Vaya por delante que uno desconoce el funcionamiento de las empresas en estos tiempos de capitalismo calificado como salvaje. Es sabido, aunque no del todo asumido, que el objetivo principal de una empresa es obtener beneficios. Sin ellos no se puede mantener la estructura empresarial, con sus salarios, balances, resultados y cotizaciones, y desde una mera lógica sistémica, es legítimo que así sea. No obstante, uno acaba considerando que, guste o no este sistema económico, se esté o no de acuerdo con sus lógicas, se sea más o menos conservador, reformista o transformador, no todo se debe medir de acuerdo al dinero.
Las editoriales son empresas. Reconocido esto, se debe también asumir que en ellas funciona la referida lógica de los beneficios. Pero al mismo tiempo hablamos de una empresa cultural, donde la materia a producir es la literatura -aclaro que hablo sobre todo de las editoriales centradas en la literatura, las de ficción y poesía, también las que se especializan en el ensayo-, y la literatura no siempre es rentable, al menos desde la lógica de un sistema basado en los beneficios económicos. Por tanto hemos de acudir a otro tipo de beneficios que no se miden de acuerdo a las declaraciones societarias a que todas las empresas se deben. La literatura, y esto puede ser objeto de otra reflexión más larga y sesuda que yo ahora mismo no asumo ni pretendo, aporta a la sociedad un cierto valor cultural comunitario. Sin sus escritores y poetas las sociedades, todas las del planeta, serían más sosas y no habría referencias comunitarias ni simbólicas que permitieran el intercambio de ideas y sensibilidades. Reconocido esto, tenemos también que reconocer que las editoriales, además de asegurarse su continuidad mediante la obtención de los beneficios necesarios, posee otro compromiso con la cultura y deben apostar por mantener viva la herencia recibida, lo cual no siempre es fácil, se choca con unas realidades económicas no siempre gratas.
La larga lista de títulos descatalogados así lo indican. Es cierto que hay autores que están llamados inevitablemente al olvido sin que tengamos que derramar muchas lágrimas de cocodrilo, pero también lo es que a veces eso que llaman el mercado como gestor de nuestras vidas comete injusticias brutales y hay olvidos -o procesos de olvido- que resultan hirientes.

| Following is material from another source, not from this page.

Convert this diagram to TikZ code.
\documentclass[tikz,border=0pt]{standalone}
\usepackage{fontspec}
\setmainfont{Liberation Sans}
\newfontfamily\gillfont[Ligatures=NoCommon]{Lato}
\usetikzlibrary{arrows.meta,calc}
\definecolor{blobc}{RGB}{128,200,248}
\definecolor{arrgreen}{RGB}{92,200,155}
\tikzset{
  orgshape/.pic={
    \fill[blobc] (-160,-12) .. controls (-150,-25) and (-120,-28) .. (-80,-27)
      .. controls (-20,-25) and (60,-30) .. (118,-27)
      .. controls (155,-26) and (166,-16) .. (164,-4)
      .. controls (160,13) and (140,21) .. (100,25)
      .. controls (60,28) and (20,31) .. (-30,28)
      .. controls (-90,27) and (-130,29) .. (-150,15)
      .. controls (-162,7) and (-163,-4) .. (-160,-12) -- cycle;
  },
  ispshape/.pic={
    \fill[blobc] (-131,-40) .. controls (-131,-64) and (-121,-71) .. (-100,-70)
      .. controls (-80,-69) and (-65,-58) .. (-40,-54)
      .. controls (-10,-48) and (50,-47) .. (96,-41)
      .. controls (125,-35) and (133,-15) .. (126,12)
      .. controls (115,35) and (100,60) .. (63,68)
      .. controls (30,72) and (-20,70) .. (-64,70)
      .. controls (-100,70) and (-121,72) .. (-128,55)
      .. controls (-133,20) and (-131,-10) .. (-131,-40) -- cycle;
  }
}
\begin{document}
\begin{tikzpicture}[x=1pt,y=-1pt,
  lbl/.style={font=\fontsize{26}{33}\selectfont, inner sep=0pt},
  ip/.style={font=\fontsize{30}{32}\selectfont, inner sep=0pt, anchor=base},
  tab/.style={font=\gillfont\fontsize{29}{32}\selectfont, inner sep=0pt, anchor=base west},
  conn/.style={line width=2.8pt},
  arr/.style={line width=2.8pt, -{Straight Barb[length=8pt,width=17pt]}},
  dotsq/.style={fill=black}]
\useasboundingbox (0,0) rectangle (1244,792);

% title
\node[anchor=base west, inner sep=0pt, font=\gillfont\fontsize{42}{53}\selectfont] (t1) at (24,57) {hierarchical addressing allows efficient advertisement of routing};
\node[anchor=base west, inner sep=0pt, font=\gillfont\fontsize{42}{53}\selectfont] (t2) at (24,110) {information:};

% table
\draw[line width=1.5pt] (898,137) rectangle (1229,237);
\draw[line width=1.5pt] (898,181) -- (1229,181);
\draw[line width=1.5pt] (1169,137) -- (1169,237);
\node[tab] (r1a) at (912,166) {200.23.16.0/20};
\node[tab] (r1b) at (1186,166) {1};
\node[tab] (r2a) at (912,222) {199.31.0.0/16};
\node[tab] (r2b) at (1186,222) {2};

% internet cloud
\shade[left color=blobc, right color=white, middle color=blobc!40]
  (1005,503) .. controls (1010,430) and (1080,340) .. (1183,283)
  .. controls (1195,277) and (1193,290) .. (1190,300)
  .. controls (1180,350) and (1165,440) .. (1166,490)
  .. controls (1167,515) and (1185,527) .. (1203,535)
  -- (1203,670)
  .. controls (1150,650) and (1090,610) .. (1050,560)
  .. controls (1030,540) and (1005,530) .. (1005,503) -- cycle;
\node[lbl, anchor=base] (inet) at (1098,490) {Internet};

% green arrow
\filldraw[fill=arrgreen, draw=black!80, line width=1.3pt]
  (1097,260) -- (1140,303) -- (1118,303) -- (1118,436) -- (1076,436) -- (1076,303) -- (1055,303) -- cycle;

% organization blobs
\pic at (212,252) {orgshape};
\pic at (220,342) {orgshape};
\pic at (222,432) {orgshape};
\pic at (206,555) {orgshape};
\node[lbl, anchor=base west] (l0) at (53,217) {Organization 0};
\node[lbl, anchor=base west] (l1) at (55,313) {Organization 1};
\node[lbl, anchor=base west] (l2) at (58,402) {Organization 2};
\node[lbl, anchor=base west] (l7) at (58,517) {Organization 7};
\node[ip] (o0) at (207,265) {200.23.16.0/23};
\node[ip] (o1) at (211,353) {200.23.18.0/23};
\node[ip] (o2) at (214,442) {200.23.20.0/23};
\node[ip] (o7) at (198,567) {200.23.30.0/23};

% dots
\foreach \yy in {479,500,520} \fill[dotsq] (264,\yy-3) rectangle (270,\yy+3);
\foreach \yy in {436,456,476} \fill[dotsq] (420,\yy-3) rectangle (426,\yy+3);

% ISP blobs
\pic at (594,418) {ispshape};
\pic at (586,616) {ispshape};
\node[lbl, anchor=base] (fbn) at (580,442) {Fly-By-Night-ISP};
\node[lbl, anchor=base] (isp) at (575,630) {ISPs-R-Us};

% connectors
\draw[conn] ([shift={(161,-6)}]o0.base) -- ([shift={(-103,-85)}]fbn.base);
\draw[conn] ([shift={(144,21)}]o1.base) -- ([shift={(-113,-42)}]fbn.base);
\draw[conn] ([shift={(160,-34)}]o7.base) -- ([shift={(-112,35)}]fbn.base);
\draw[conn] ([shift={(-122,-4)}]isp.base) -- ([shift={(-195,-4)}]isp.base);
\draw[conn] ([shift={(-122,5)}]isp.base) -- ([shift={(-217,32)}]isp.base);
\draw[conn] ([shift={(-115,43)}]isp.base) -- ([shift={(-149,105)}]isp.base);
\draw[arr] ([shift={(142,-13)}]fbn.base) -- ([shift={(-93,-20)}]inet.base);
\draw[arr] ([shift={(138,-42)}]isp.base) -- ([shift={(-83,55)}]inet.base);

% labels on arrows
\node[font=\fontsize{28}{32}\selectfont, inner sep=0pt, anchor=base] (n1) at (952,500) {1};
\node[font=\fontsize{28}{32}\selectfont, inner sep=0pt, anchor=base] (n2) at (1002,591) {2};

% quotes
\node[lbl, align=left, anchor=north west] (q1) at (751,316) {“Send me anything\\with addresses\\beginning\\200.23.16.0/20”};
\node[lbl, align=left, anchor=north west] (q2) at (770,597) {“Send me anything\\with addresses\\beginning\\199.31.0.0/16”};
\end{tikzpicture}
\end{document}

Recomendé a un conocido brasileño de viaje a Barcelona que buscara en las librerías la novela de Manuel Vázquez Montalbán El Pianista. Las razones de dicha recomendación son obvias: se trata de una novela sensible, bien escrita, lírica y bella, de tema histórico reciente y también de ecos políticos a los que mi conocido es muy afín. El que se tratara de un escritor de la segunda mitad del siglo XX, muy ligado a esa ciudad, Barcelona, y a su realidad social y política, una referencia cultural de enorme prestigio además, mencionado con frecuencia en los cenáculos intelectuales y sociales, sobre quien se realizan no pocas conferencias, simposios y alguna que otra investigación universitaria me indujo a pensar que no resultaría difícil encontrar la mencionada novela, sin duda una de las mejores del autor.

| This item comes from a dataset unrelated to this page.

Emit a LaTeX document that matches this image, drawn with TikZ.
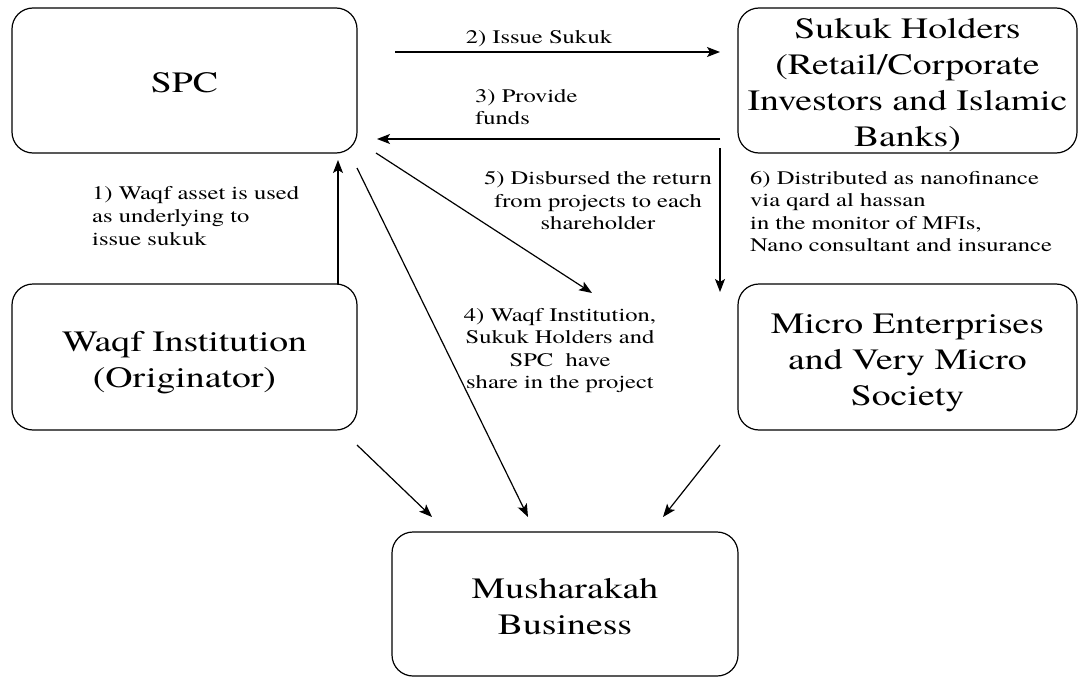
\documentclass[tikz,border=0pt]{standalone}
\usepackage{fontspec}
\usepackage{graphicx}
\setmainfont{texgyretermes}[Extension=.otf, UprightFont=*-regular, BoldFont=*-bold, ItalicFont=*-italic, BoldItalicFont=*-bolditalic]
\usetikzlibrary{arrows.meta}
\newcommand{\boxfont}{\fontsize{29.5}{36}\selectfont}
\newcommand{\notefont}{\fontsize{19.2}{22.6}\selectfont}
% text set a little wider than the font's natural width
\newcommand{\widetext}[2]{\scalebox{1.28}[1]{\begin{tabular}{@{}#1@{}}#2\end{tabular}}}
% box text, set slightly below the box centre
\newcommand{\boxtext}[1]{\raisebox{0pt}[\height][\dimexpr\depth-10pt\relax]{\widetext{c}{#1}}}
\begin{document}
\begin{tikzpicture}[x=1pt,y=-1pt,
  party/.style={draw, line width=1.2pt, rounded corners=21pt, inner sep=0pt,
    align=center, font=\boxfont},
  flow/.style={line width=1.2pt, -{Stealth[length=13pt,width=10pt,inset=3pt]}},
  note/.style={inner sep=0pt, font=\notefont}]
\useasboundingbox (0,0) rectangle (1079,677);

% parties
\node[party, minimum width=345pt, minimum height=145pt] (spc) at (184.5,80.5)
  {\boxtext{SPC}};
\node[party, minimum width=339pt, minimum height=145pt] (sukuk) at (907.5,80.5)
  {\boxtext{Sukuk Holders\\(Retail/Corporate\\Investors and Islamic\\Banks)}};
\node[party, minimum width=345pt, minimum height=146pt] (waqf) at (184.5,357)
  {\boxtext{Waqf Institution\\(Originator)}};
\node[party, minimum width=339pt, minimum height=146pt] (micro) at (907.5,357)
  {\boxtext{Micro Enterprises\\and Very Micro\\Society}};
\node[party, minimum width=346pt, minimum height=144pt] (mush) at (565,604)
  {\boxtext{Musharakah\\Business}};

% connector end points
\coordinate (w1a) at (338,284);
\coordinate (w1b) at (338,160);
\coordinate (i2a) at (395,52);
\coordinate (i2b) at (720,52);
\coordinate (f3a) at (720,139);
\coordinate (f3b) at (377,139);
\coordinate (d5a) at (376,153);
\coordinate (d5b) at (592,293);
\coordinate (n6a) at (720,148);
\coordinate (n6b) at (720,292);
\coordinate (s4a) at (357,168);
\coordinate (s4b) at (528,517);
\coordinate (wma) at (357,445);
\coordinate (wmb) at (432,517);
\coordinate (mma) at (720,445);
\coordinate (mmb) at (663,517);

% flows
\draw[flow] (w1a) -- (w1b);
\draw[flow] (i2a) -- (i2b);
\draw[flow] (f3a) -- (f3b);
\draw[flow] (d5a) -- (d5b);
\draw[flow] (n6a) -- (n6b);
\draw[flow] (s4a) -- (s4b);
\draw[flow] (wma) -- (wmb);
\draw[flow] (mma) -- (mmb);

% flow labels
\node[note, anchor=west] (l1) at (92,218)
  {\widetext{l}{1) Waqf asset is used\\as underlying to\\issue sukuk}};
\node[note] (l2) at (539,39) {\widetext{c}{2) Issue Sukuk}};
\node[note, anchor=west] (l3) at (475,109) {\widetext{l}{3) Provide\\funds}};
\node[note] (l5) at (598,202.5)
  {\widetext{c}{5) Disbursed the return\\from projects to each\\shareholder}};
\node[note, anchor=west] (l6) at (750,213.5)
  {\widetext{l}{6) Distributed as nanofinance\\via qard al hassan\\in the monitor of MFIs,\\Nano consultant and insurance}};
\node[note] (l4) at (560,350.5)
  {\widetext{c}{4) Waqf Institution,\\Sukuk Holders and\\SPC\ \ have\\share in the project}};
\end{tikzpicture}
\end{document}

La desagradable sorpresa fue saber que dicha novela está en el limbo de los libros descatalogados, que ninguna de las principales librerías de la ciudad guardaba ejemplar alguno del mismo y en alguna incluso se aconsejó acudir a las librerías de viejo, las de segunda mano donde quizá se podría encontrar la novela en cuestión.
¿Manuel Vázquez Montalbán olvidado? Eso parece. O al menos va en camino de ser uno de esos escritores a los que se menciona con frecuencia pero cuyos libros han desaparecido, de momento de las librerías. Ya digo, ignoro los mecanismos internos de las editoriales y las razones de sus políticas de edición, pero que El Pianista no se pueda ya comprar en ninguna librería de esa mejor tienda que es Barcelona, como decía una antigua promoción publicitaria de esa ciudad, le deja a uno por lo menos desencajado.